> [GIVEN INFORMATION]

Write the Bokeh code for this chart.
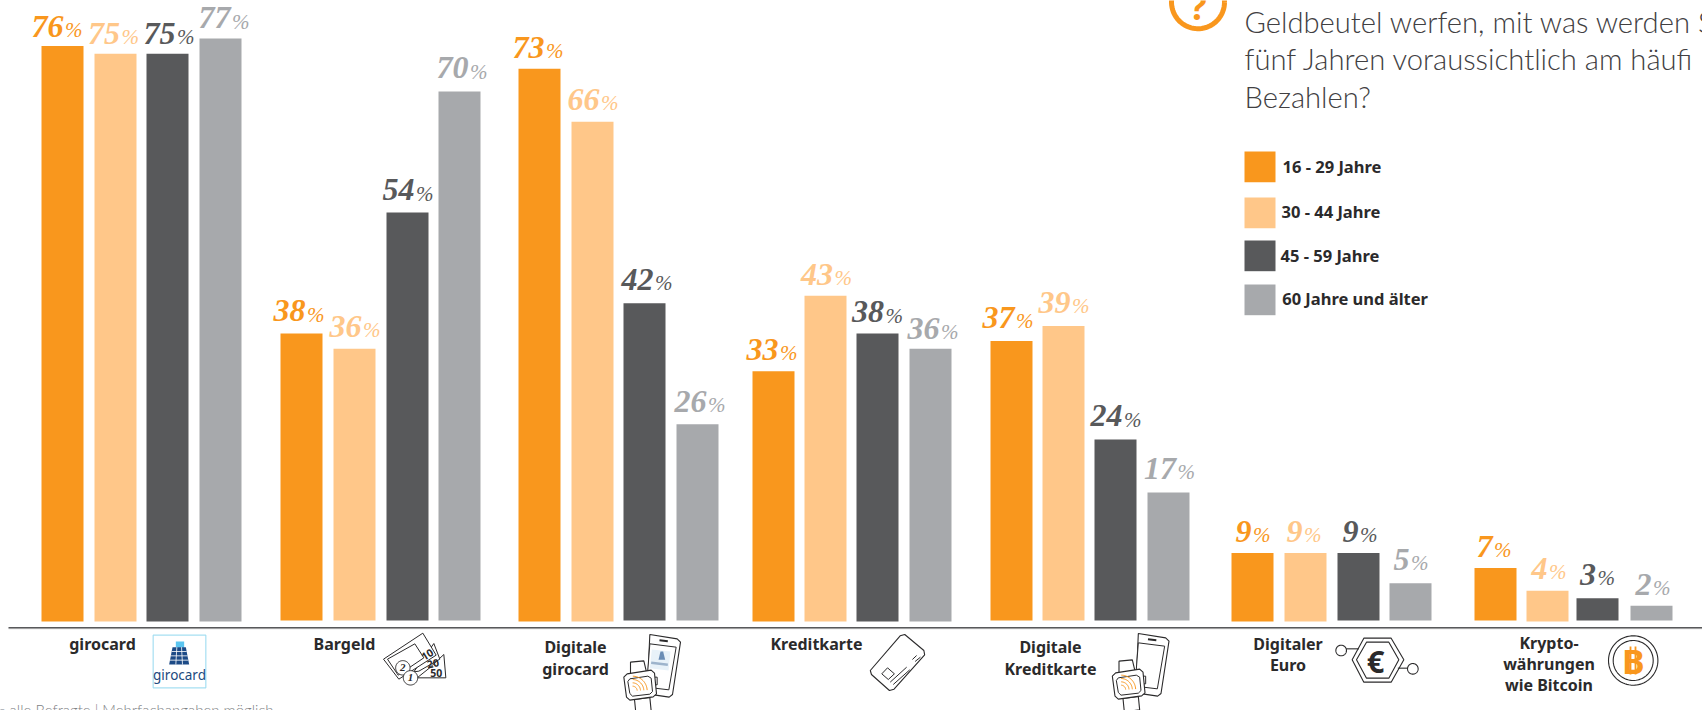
import numpy as np
from bokeh.plotting import figure
from bokeh.models import Range1d, ColumnDataSource
from bokeh.core.properties import value
from bokeh.embed import file_html
from bokeh.resources import INLINE

# ---------- data ----------
categories = ["girocard", "Bargeld", "Digitale girocard", "Kreditkarte",
              "Digitale Kreditkarte", "Digitaler Euro", "Krypto-währungen wie Bitcoin"]
series_names = ["16 - 29 Jahre", "30 - 44 Jahre", "45 - 59 Jahre", "60 Jahre und älter"]
age_16_29 = [76, 38, 73, 33, 37, 9, 7]
age_30_44 = [75, 36, 66, 43, 39, 9, 4]
age_45_59 = [75, 54, 42, 38, 24, 9, 3]
age_60_up = [77, 70, 26, 36, 17, 5, 2]
question_lines = ["Geldbeutel werfen, mit was werden S", "fünf Jahren voraussichtlich am häufi", "Bezahlen?"]
footnote = "n = alle Befragte | Mehrfachangaben möglich"

# ---------- styles / layout ----------
COLORS = ["#F9971D", "#FFC789", "#58595B", "#A7A9AC"]
TEXT = "#2B2A2B"
W, H = 1702, 710
ZERO_PX, PX_PER_PCT = 620.5, 7.565
BAR_W = 42
BAR_LEFT = [[41, 94, 146, 199], [280, 333, 386, 438], [518, 571, 623, 676],
            [752, 804, 856, 909], [990, 1042, 1094, 1147],
            [1231, 1284, 1337, 1389], [1474, 1526, 1576, 1630]]
BASE_SHIFT = [[1, 1, 1, 1], [0, 0, 0, 0], [1, 1, 0, 0], [1, 1, 1, 1],
              [0, 0, 0, 0], [1, 1, 0, 0], [0, 1, 0, 0]]
LABEL_SEP = [[1, 4.5, 8, 10], [4, 7, 7, 9], [5, 7, 9, 9], [5, 7.6, 6.6, 9],
             [3, 7, 7, 7.6], [-1, -3, 0, -1], [-3, 0, -1.5, 0]]
LABEL_DY = [[1, 0, 0, 0], [-2, -2, -2, -3], [-1, -2, -3, -2], [-1, -1, -1, 0],
            [-3, -3, -3, -3], [-1, -1, -1, -3], [-1, -2, -3, -1]]
BASE_FIX = 0.33   # extra lift, as a share of the font size, of an alphabetic text

p = figure(width=W, height=H, x_range=Range1d(0, W),
           y_range=Range1d((ZERO_PX - H) / PX_PER_PCT, ZERO_PX / PX_PER_PCT),
           x_axis_type=None, y_axis_type=None, toolbar_location=None,
           output_backend="svg", min_border=0, outline_line_color=None,
           background_fill_color="white", border_fill_color="white")
p.styles = {"position": "absolute", "left": "0px", "top": "0px"}
p.extra_y_ranges = {"px": Range1d(H, 0)}

# ---------- bars and value labels ----------
all_series = [age_16_29, age_30_44, age_45_59, age_60_up]
for s, vals in enumerate(all_series):
    xc = [BAR_LEFT[g][s] + BAR_W / 2 for g in range(len(vals))]
    bottom = [(-0.5 if BASE_SHIFT[g][s] else 0.5) / PX_PER_PCT for g in range(len(vals))]
    src = ColumnDataSource(dict(x=xc, top=vals, bottom=bottom))
    p.vbar(x="x", top="top", bottom="bottom", width=BAR_W, fill_color=COLORS[s],
           line_color=None, source=src)
    for g, v in enumerate(vals):
        sx = xc[g] + LABEL_SEP[g][s]
        dy = -10 + LABEL_DY[g][s]
        p.text(x=[sx], y=[v], text=[str(v)], text_color=COLORS[s],
               text_font=value("Liberation Serif"), text_font_style="bold italic",
               text_font_size="32px", text_align="right", text_baseline="alphabetic",
               y_offset=dy - BASE_FIX * 32)
        p.text(x=[sx], y=[v], text=["%"], text_color=COLORS[s],
               text_font=value("Liberation Serif"), text_font_style="italic",
               text_font_size="21px", text_align="left", text_baseline="alphabetic",
               x_offset=1.5, y_offset=dy - BASE_FIX * 21)


def T(x, y, s, font="Noto Sans", size=16, color=TEXT, style="normal", align="left", angle=0):
    p.text(x=[x], y=[y - BASE_FIX * size], text=[s], y_range_name="px", text_font=value(font),
           text_font_size=f"{size}px", text_color=color, text_font_style=style,
           text_align=align, text_baseline="alphabetic", angle=angle)


def L(pts, color="#2B2A2B", lw=1.0):
    xs, ys = zip(*pts)
    p.line(list(xs), list(ys), y_range_name="px", line_color=color, line_width=lw)


def P(pts, fill="white", color="#2B2A2B", lw=1.0):
    xs, ys = zip(*pts)
    p.patch(list(xs), list(ys), y_range_name="px", fill_color=fill,
            line_color=color if lw else None, line_width=lw or 1)


def C(x, y, r, fill=None, color="#2B2A2B", lw=1.0):
    t = np.linspace(0, 2 * np.pi, 80)
    xs, ys = x + r * np.cos(t), y + r * np.sin(t)
    if fill:
        p.patch(list(xs), list(ys), y_range_name="px", fill_color=fill, line_color=color, line_width=lw)
    else:
        p.line(list(xs), list(ys), y_range_name="px", line_color=color, line_width=lw)


def zoomed(ox, oy, kx, ky=3):
    return lambda pts: [(ox + a / kx, oy + b / ky) for a, b in pts]


# ---------- baseline ----------
L([(8, 628.3), (W, 628.3)], "#D9D9DA", 1)
L([(8, 627.3), (W, 627.3)], "#58595B", 1.5)

# ---------- category labels ----------
B = dict(size=16, style="bold", align="center")
T(102, 649, "girocard", **B)
T(344, 649, "Bargeld", **B)
T(575, 651.7, "Digitale", **B)
T(575, 673.5, "girocard", **B)
T(816, 649, "Kreditkarte", **B)
T(1050, 651.7, "Digitale", **B)
T(1050, 673.5, "Kreditkarte", **B)
T(1287.5, 649, "Digitaler", **B)
T(1287.5, 670, "Euro", **B)
T(1548.5, 648, "Krypto-", **B)
T(1548.5, 669, "währungen", **B)
T(1548.5, 690, "wie Bitcoin", **B)

# ---------- footnote ----------
T(-16, 714, footnote, font="Lato Light", size=15, color="#808285")

# ---------- question ----------
C(1197.5, 1.7, 26.5, color="#F9971D", lw=5)
T(1197.5, 18, "?", font="Noto Sans", size=36, color="#F9971D", style="bold", align="center")
T(1620, -7, ",", font="Lato Light", size=29.2, color="#414042")
T(1644, -7, "g", font="Lato Light", size=29.2, color="#414042")
for yy, line in zip([30.5, 68, 105.5], question_lines):
    T(1244, yy, line, font="Lato Light", size=29.2, color="#414042")

# ---------- legend ----------
for (top, bot, tx, ty), name, col in zip(
        [(151, 181.7, 1282, 171.5), (197, 227.7, 1281, 216.5), (240, 270.7, 1280, 260), (284, 314.7, 1281.7, 303.5)],
        series_names, COLORS):
    P([(1244, top), (1275, top), (1275, bot), (1244, bot)], fill=col, lw=0)
    T(tx, ty, name, size=16.5, style="bold")

# ---------- icon: girocard ----------
z = zoomed(148, 630, 3)
P(z([(14, 14), (172, 14), (172, 172), (14, 172)]), fill="white", color="#A6DFF2", lw=1.2)
P(z([(82, 33), (107, 33), (107, 52), (82, 52)]), fill="#5BC5F0", lw=0)
P(z([(72, 50), (112, 50), (122, 102), (62, 102)]), fill="#1C4A86", lw=0)
for q in (63, 76, 89):
    u = (q - 50) / 52 * 10
    L(z([(72 - u, q), (112 + u, q)]), color="white", lw=0.8)
for top_x, bot_x in ((85, 82), (99, 102)):
    L(z([(top_x, 50), (bot_x, 102)]), color="white", lw=0.8)
T(179, 678.5, "girocard", size=13.5, color="#1C4A7E", align="center")

# ---------- icon: Bargeld ----------
z = zoomed(375, 628, 3)
P(z([(125, 148), (160, 120), (205, 78), (211, 148)]))
P(z([(115, 130), (175, 45), (193, 92), (130, 128)]))
P(z([(24, 92), (142, 14), (182, 80), (70, 152)]))
P(z([(36, 92), (118, 46), (145, 88), (68, 140)]))
a, b = z([(155, 88)])[0]
T(a, b, "10", size=10.5, style="bold", align="center", angle=0.55)
a, b = z([(172, 115)])[0]
T(a, b, "20", size=10.5, style="bold", align="center", angle=0.2)
a, b = z([(182, 145)])[0]
T(a, b, "50", size=10.5, style="bold", align="center")
a, b = z([(82, 118)])[0]
C(a, b, 7.2, fill="white")
T(a, b + 3.5, "2", font="Liberation Serif", size=11, style="bold italic", align="center")
a, b = z([(105, 148)])[0]
C(a, b, 7.2, fill="white")
T(a, b + 3.5, "1", font="Liberation Serif", size=11, style="bold italic", align="center")


# ---------- icon: phone + watch ----------
def wallet_icon(dx, dy, with_card):
    z = zoomed(610 + dx, 625 + dy, 3)
    P(z([(118, 27), (200, 40), (210, 50), (186, 207), (176, 215), (110, 205)]), lw=1.1)
    P(z([(118, 55), (197, 65), (175, 193), (108, 185)]), lw=1)
    L(z([(147, 44), (172, 47)]), lw=2)
    if with_card:
        P(z([(124, 72), (180, 78), (174, 135), (118, 128)]), fill="#E8F2F9", lw=0)
        P(z([(150, 78), (158, 78), (164, 103), (144, 103)]), fill="#6A8DB5", lw=0)
        L(z([(122, 112), (172, 118)]), color="#9DB4CC", lw=2.5)
    P(z([(60, 110), (100, 106), (108, 140), (60, 148)]), lw=1.1)
    P(z([(72, 222), (118, 216), (122, 256), (76, 262)]), lw=1.1)
    P(z([(126, 155), (140, 155), (140, 178), (126, 178)]), lw=1)
    P(z([(50, 145), (122, 134), (132, 143), (138, 205), (128, 214), (58, 224), (48, 215), (40, 155)]), lw=1.1)
    P(z([(58, 160), (112, 152), (122, 158), (126, 198), (118, 206), (66, 212), (58, 204), (52, 168)]), lw=1)
    for r in (14, 24, 34, 44):
        t = np.linspace(-1.55, -0.05, 20)
        L(z([(66 + r * np.cos(q), 196 + r * np.sin(q)) for q in t]), color="#F9971D", lw=1)


wallet_icon(0, 0, True)
wallet_icon(488.5, -1, False)

# ---------- icon: card ----------
z = zoomed(600, 610, 2.613)
P(z([(783, 76), (795, 72), (845, 120), (847, 133), (767, 236), (755, 240), (708, 192), (705, 180)]), lw=1.1)
P(z([(750, 172), (768, 190), (752, 207), (735, 190)]), lw=1)
L(z([(757, 215), (800, 170)]), lw=1)
L(z([(765, 222), (808, 178)]), lw=1)
L(z([(815, 147), (826, 135)]), lw=1)
L(z([(822, 153), (836, 140)]), lw=1)

# ---------- icon: euro ----------
z = zoomed(1320, 625, 3)
P(z([(130, 38), (212, 38), (250, 103), (212, 170), (130, 170), (95, 103)]), lw=1.1)
P(z([(138, 50), (205, 50), (235, 103), (205, 158), (138, 158), (108, 103)]), lw=1.1)
L(z([(77, 70), (115, 70)]), lw=1.1)
L(z([(232, 128), (262, 128)]), lw=1.1)
a, b = z([(62, 75)])[0]
C(a, b, 5.3, fill="white", lw=1.1)
a, b = z([(277, 130)])[0]
C(a, b, 5.3, fill="white", lw=1.1)
a, b = z([(165, 105)])[0]
T(a, b + 11, "€", font="Noto Sans", size=31, style="bold", align="center")

# ---------- icon: bitcoin ----------
C(1632.7, 660, 24.7, lw=1.1)
C(1632.7, 660, 20, lw=1.1)
for xx in (1630, 1635):
    L([(xx, 646), (xx, 674)], "#F9971D", 1.8)
T(1632.7, 672, "B", font="Noto Sans", size=34, color="#F9971D", style="bold", align="center")

open("out.html", "w").write(file_html(p, INLINE))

> [WORK REQUIRED] Restate the material word for word from its first line through the line containing "from bokeh.resources import INLINE", both included; the pictures do not belong in it.

> [EXERCISE RESULT]
Write the Bokeh code for this chart.
import numpy as np
from bokeh.plotting import figure
from bokeh.models import Range1d, ColumnDataSource
from bokeh.core.properties import value
from bokeh.embed import file_html
from bokeh.resources import INLINE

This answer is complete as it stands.